» **EXERCISE**: Starting with the first line of the listing, quote each line exactly until and including the one with "const fmtRight = v", leaving pictures out.

>> BEGIN

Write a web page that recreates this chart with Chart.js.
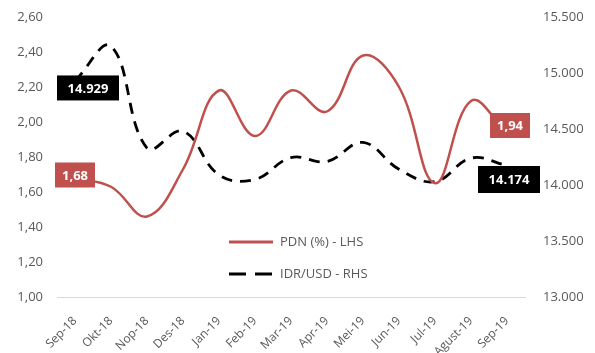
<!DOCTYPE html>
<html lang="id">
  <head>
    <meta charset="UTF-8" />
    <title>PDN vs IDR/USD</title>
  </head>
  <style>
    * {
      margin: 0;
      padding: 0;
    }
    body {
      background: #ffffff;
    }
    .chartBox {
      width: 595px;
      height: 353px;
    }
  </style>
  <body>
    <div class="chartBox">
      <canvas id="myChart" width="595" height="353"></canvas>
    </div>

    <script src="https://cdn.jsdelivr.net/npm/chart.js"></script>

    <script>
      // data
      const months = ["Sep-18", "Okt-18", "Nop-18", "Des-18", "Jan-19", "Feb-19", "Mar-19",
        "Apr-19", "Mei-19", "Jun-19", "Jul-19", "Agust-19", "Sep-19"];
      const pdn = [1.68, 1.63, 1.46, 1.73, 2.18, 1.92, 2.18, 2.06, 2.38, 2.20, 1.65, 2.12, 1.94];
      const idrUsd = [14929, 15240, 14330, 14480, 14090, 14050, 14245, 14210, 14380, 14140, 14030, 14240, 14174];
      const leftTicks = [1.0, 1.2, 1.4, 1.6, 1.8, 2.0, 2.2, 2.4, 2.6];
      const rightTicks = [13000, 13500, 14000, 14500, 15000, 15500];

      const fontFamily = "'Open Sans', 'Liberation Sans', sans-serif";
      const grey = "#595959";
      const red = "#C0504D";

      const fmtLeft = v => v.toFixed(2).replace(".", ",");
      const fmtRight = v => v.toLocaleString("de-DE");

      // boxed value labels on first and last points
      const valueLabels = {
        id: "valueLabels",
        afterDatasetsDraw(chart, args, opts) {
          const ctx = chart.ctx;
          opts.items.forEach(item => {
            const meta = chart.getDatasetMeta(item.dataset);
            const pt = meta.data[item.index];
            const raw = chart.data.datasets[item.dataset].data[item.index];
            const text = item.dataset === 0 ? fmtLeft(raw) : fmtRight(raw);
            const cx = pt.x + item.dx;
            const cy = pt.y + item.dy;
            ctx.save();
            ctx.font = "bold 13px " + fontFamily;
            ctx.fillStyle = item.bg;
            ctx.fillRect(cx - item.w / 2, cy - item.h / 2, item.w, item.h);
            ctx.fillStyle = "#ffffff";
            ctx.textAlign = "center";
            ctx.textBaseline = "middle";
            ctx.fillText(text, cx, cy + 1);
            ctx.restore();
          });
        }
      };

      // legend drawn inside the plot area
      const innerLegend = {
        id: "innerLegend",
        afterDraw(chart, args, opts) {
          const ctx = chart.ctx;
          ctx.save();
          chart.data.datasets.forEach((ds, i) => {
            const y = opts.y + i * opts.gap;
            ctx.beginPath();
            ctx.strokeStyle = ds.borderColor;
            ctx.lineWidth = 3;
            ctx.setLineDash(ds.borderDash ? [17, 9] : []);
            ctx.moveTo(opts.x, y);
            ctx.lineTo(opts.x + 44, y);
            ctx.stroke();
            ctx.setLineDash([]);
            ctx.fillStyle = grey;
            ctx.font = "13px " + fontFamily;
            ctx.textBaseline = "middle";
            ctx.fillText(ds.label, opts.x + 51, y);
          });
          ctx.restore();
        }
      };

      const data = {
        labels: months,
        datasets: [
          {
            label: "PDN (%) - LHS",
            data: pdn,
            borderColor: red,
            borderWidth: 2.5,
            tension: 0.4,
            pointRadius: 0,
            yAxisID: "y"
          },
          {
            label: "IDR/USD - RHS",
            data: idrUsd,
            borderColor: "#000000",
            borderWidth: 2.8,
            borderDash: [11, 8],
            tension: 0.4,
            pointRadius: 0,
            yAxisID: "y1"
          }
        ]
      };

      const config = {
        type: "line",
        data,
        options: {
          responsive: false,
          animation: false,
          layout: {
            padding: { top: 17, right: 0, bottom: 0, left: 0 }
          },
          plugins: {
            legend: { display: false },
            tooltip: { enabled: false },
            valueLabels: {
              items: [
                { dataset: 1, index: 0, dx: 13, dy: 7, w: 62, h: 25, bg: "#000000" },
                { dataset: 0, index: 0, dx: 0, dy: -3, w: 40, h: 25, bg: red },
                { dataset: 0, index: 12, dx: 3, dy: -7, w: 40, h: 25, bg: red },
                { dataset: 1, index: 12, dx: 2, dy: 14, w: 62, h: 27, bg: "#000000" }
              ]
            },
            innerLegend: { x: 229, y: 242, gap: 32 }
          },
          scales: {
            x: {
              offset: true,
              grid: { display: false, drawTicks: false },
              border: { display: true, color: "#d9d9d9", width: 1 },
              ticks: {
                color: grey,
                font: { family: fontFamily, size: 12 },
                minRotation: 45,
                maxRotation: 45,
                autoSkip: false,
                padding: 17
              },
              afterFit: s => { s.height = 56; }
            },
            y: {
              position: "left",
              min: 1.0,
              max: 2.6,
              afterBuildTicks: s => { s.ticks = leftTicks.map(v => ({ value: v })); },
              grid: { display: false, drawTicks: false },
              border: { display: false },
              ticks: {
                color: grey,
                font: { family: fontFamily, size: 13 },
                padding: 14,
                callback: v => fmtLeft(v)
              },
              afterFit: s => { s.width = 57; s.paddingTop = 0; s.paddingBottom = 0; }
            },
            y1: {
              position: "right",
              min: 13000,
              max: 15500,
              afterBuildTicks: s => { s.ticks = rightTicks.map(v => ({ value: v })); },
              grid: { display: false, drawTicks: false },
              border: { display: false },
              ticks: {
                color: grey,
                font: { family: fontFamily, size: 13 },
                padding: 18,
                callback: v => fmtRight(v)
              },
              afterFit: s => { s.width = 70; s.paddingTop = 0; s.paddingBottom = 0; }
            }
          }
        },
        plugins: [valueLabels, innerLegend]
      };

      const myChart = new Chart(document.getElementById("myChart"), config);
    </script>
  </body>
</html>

>> END

» **REPLY**:
Write a web page that recreates this chart with Chart.js.
<!DOCTYPE html>
<html lang="id">
  <head>
    <meta charset="UTF-8" />
    <title>PDN vs IDR/USD</title>
  </head>
  <style>
    * {
      margin: 0;
      padding: 0;
    }
    body {
      background: #ffffff;
    }
    .chartBox {
      width: 595px;
      height: 353px;
    }
  </style>
  <body>
    <div class="chartBox">
      <canvas id="myChart" width="595" height="353"></canvas>
    </div>

    <script src="https://cdn.jsdelivr.net/npm/chart.js"></script>

    <script>
      // data
      const months = ["Sep-18", "Okt-18", "Nop-18", "Des-18", "Jan-19", "Feb-19", "Mar-19",
        "Apr-19", "Mei-19", "Jun-19", "Jul-19", "Agust-19", "Sep-19"];
      const pdn = [1.68, 1.63, 1.46, 1.73, 2.18, 1.92, 2.18, 2.06, 2.38, 2.20, 1.65, 2.12, 1.94];
      const idrUsd = [14929, 15240, 14330, 14480, 14090, 14050, 14245, 14210, 14380, 14140, 14030, 14240, 14174];
      const leftTicks = [1.0, 1.2, 1.4, 1.6, 1.8, 2.0, 2.2, 2.4, 2.6];
      const rightTicks = [13000, 13500, 14000, 14500, 15000, 15500];

      const fontFamily = "'Open Sans', 'Liberation Sans', sans-serif";
      const grey = "#595959";
      const red = "#C0504D";

      const fmtLeft = v => v.toFixed(2).replace(".", ",");
      const fmtRight = v => v.toLocaleString("de-DE");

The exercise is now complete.